In late January Cashman signed Hiroki Kuroda, formerly of the Dodgers, and traded prized catching prospect Jesus Montero to the Mariners for 22-year-old fireballer Michael Pineda. Kuroda was an excellent performer in four seasons with the Dodgers. He’ll be transitioning to the AL East at the age of 37. Kuroda may settle in as the Yankees number two starter behind Sabathia, or he could struggle in the pressure cooker of Yankee Stadium. The trade for Pineda is the really intriguing move for several reasons.
Jeff Passan wrote a terrific piece on Tuesday about the performance of pitchers before and after they become Yankees. Passan pointed out noticeable examples of wild performance swings for pitchers like A.J. Burnett, Roger Clemens, Randy Johnson, Javier Vazquez, Kevin Brown, Carl Pavano and Jeff Weaver. In almost every case the pitchers performed much better in their non-Yankee seasons than they did during their time in New York. There are several logical assumptions for the performance variations.
There’s the general thought that it’s tough to pitch in New York, and that Yankee Stadium can be just as intimidating for the home pitcher as the road team. The media scrutiny in New York is unlike any other baseball town. Randy Johnson was making enemies with New York media before his introductory press conference. It’s also important to remember that Johnson was over 40 and had logged more than 3000 innings in his career when the Yankees traded for him. Maybe Johnson had trouble with pitching in New York, but he was definitely an old pitcher with a lot of wear and tear on his arm.
The list goes on. Clemens, Mike Mussina, Brown, Burnett, and Vazquez were not rookies before joining the Yankees. Perhaps the perception that New York is a tough place to pitch exists in part because of the Yankees fetish for acquiring older pitchers. Kuroda is a typical Yankee signing; aging vet with a track record of success.
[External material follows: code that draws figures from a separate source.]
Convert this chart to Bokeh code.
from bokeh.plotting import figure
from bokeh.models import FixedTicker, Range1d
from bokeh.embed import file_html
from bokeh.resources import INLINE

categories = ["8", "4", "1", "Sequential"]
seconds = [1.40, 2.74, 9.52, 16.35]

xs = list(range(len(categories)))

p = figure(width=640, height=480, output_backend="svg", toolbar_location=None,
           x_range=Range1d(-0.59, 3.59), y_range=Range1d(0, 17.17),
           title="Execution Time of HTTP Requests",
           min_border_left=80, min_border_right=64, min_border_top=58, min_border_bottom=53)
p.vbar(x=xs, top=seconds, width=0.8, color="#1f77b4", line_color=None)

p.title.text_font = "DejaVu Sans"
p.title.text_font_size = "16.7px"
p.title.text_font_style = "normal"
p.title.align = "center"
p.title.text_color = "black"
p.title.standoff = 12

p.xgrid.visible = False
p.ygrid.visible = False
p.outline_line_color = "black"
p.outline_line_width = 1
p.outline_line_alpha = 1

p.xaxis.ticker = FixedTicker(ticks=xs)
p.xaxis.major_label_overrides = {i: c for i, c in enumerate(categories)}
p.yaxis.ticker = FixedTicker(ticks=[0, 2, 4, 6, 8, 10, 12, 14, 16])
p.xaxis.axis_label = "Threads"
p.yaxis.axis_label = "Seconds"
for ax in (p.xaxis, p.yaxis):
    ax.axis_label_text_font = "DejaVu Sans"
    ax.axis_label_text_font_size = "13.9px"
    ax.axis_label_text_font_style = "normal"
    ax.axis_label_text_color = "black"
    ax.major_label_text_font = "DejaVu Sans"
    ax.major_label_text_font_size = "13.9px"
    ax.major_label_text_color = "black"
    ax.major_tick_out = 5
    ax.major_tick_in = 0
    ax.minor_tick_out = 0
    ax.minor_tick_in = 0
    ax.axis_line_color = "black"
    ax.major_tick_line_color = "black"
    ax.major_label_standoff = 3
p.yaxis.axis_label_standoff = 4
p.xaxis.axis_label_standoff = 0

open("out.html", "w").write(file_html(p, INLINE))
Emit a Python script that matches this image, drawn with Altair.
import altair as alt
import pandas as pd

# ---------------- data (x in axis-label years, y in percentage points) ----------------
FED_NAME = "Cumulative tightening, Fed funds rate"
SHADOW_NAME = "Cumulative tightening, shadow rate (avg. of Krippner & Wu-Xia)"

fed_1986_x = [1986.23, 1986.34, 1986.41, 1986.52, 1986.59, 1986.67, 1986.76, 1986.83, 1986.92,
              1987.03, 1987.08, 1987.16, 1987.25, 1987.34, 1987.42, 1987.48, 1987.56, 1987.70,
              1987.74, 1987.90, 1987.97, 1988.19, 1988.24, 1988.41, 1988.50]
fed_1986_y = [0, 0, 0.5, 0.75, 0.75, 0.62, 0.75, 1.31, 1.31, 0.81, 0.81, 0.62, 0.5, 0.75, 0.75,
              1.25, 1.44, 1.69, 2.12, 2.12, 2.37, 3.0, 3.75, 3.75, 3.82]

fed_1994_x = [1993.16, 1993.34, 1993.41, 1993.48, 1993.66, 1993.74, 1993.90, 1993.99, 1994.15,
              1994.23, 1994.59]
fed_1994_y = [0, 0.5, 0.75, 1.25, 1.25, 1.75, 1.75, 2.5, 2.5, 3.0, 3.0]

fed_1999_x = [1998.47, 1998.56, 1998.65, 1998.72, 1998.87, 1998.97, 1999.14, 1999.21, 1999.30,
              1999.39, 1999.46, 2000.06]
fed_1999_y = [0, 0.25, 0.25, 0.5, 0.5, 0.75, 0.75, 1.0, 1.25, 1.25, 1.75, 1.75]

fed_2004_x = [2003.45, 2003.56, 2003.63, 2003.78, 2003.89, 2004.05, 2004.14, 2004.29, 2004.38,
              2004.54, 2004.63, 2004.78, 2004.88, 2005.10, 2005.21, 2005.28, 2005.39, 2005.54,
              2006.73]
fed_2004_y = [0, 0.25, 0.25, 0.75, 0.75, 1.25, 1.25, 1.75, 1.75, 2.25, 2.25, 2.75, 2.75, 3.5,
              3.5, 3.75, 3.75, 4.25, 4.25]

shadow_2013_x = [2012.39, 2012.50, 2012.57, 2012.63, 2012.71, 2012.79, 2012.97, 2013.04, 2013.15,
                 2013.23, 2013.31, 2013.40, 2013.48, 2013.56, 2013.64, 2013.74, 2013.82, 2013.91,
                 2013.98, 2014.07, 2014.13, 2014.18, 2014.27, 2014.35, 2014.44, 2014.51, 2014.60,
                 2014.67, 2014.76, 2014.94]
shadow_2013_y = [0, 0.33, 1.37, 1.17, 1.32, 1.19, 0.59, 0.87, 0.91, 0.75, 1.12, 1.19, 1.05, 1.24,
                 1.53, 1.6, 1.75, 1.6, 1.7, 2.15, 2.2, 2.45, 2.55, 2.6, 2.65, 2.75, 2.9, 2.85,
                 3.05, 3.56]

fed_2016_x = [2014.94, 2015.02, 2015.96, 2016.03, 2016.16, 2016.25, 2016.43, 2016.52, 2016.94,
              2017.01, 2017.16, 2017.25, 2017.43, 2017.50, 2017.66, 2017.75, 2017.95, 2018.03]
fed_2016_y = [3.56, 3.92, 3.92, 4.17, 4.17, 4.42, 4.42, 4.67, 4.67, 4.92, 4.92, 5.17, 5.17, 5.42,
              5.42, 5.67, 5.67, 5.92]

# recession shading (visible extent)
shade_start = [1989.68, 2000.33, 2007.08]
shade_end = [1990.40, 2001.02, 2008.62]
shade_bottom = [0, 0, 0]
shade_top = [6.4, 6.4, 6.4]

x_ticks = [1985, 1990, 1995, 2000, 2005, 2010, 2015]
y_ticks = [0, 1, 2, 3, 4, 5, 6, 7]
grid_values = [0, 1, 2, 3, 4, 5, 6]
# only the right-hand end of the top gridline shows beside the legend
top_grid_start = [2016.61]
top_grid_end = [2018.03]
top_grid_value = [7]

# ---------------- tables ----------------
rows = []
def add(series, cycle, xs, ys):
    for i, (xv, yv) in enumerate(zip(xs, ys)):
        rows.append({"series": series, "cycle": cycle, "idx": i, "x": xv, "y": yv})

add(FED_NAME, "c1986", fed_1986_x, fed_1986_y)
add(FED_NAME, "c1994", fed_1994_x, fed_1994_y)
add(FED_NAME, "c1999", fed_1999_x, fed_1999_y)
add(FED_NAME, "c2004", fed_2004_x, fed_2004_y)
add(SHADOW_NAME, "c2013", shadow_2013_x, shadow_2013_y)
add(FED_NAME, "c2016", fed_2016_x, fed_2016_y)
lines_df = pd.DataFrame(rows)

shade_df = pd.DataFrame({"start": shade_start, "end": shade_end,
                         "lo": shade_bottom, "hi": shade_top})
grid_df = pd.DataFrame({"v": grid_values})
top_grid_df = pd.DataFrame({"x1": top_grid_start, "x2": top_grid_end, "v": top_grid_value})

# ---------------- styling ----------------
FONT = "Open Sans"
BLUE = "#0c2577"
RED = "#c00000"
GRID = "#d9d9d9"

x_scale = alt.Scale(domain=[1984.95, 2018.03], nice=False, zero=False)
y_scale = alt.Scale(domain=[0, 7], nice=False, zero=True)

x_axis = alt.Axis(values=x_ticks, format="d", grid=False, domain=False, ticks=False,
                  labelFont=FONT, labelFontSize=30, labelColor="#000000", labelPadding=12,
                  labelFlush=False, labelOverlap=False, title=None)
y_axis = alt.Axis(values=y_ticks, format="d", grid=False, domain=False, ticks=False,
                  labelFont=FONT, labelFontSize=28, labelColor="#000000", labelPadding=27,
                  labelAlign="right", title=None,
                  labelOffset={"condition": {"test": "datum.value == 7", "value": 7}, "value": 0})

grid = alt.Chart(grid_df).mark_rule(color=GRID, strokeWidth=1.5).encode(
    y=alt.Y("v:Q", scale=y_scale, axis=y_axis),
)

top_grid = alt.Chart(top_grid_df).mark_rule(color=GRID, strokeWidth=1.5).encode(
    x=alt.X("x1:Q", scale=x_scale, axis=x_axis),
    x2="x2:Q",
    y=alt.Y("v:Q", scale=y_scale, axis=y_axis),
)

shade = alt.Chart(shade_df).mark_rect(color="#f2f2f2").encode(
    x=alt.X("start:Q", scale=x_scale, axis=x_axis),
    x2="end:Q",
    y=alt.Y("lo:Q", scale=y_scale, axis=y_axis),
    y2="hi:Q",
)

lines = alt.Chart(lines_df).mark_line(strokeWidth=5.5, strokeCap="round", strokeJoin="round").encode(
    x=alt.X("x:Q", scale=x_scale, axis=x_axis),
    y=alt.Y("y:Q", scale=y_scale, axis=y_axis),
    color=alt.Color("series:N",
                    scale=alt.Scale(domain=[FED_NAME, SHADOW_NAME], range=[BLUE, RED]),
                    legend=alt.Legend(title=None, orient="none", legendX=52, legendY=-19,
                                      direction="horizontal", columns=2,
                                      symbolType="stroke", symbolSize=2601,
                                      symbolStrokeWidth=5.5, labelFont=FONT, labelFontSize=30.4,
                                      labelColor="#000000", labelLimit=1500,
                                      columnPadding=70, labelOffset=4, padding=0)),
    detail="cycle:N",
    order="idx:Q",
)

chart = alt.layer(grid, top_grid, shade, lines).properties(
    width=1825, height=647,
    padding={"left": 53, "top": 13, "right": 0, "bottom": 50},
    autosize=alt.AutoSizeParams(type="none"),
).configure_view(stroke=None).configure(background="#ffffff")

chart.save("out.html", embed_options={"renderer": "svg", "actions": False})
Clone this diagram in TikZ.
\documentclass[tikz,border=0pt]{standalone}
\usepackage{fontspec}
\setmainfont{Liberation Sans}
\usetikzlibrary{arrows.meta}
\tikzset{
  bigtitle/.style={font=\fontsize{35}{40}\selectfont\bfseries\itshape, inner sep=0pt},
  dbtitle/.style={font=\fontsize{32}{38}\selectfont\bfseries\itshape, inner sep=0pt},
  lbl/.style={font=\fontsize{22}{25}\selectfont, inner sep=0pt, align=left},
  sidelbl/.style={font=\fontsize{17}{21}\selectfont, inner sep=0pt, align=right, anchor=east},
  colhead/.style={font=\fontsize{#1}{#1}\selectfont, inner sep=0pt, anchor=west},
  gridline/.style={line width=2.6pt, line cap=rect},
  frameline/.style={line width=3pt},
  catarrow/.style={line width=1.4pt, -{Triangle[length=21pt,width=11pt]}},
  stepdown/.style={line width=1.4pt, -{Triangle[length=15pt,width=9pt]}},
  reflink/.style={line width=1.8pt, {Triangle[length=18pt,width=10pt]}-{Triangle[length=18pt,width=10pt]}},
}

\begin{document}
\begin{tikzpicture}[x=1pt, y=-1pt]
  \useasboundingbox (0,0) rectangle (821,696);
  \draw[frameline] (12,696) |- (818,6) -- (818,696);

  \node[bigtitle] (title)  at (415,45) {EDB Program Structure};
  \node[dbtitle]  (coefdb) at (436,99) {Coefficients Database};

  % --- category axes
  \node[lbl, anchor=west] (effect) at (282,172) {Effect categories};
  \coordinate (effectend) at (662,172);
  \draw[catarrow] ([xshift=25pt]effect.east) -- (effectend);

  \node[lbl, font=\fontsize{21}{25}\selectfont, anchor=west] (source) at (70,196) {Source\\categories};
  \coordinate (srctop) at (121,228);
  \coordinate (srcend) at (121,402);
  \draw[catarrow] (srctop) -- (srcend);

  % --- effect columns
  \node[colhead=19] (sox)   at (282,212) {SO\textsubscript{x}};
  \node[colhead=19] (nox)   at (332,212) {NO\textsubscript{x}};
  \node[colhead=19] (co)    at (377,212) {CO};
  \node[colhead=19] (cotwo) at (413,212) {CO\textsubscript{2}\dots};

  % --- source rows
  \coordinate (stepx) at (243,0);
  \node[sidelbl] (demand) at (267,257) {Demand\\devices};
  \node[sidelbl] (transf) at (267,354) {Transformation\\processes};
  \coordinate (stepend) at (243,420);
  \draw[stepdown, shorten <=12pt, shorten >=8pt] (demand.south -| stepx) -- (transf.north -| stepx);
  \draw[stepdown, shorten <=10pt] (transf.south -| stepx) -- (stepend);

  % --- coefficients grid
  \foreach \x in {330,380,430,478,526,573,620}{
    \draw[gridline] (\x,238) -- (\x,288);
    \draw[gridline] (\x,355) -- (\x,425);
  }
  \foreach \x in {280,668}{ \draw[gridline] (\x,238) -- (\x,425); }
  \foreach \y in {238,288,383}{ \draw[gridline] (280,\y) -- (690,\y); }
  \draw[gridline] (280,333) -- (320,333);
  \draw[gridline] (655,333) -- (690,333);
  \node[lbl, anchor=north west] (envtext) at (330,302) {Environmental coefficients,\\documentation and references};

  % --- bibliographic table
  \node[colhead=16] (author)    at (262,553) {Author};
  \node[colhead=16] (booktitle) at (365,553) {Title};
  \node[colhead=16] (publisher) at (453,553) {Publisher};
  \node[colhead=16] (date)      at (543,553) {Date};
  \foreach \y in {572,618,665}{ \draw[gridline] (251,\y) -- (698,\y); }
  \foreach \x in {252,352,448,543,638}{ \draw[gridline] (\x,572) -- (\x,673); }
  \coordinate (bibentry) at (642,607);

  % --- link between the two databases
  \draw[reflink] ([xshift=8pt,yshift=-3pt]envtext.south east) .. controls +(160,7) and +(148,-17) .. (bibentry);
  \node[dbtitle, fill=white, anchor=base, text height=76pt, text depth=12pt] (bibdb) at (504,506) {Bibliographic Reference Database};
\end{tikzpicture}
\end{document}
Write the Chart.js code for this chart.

The acquisition of Pineda is New York’s attempt to break the cycle. Pineda was a dominant force in his rookie season with the Mariners. He averaged 9.1 strikeouts to just 2.9 walks per nine innings last year. He struck out 173 batters in 171 innings and allowed just 133 hits. Pitchers like Pineda aren’t typically available via trade.
Jesus Montero is considered a future middle of the order force. When Montero was traded for Pineda he instantly became the Mariners biggest offensive threat. The Mariners offensive ineptitude coupled with a deep stable of impressive pitching prospects made the Montero for Pineda swap possible. The deal allowed the Yankees to finally add an impact arm without forking over $100 million dollars to a pitcher on the downside of his career.
I’ve been critical of Cashman’s inability to land an appropriate number two starter to place behind Sabathia. He failed to acquire Cliff Lee, Roy Halladay, Matt Garza, Roy Oswalt, C.J. Wilson, and Dan Haren over the past few seasons. I’m not one to lose sleep over the Yankees missing the World Series; but a team with seemingly unlimited financial resources consistently fielding a subpar rotation was just baffling. With his recent acquisitions Cashman has improved his team for the 2012 season and beyond.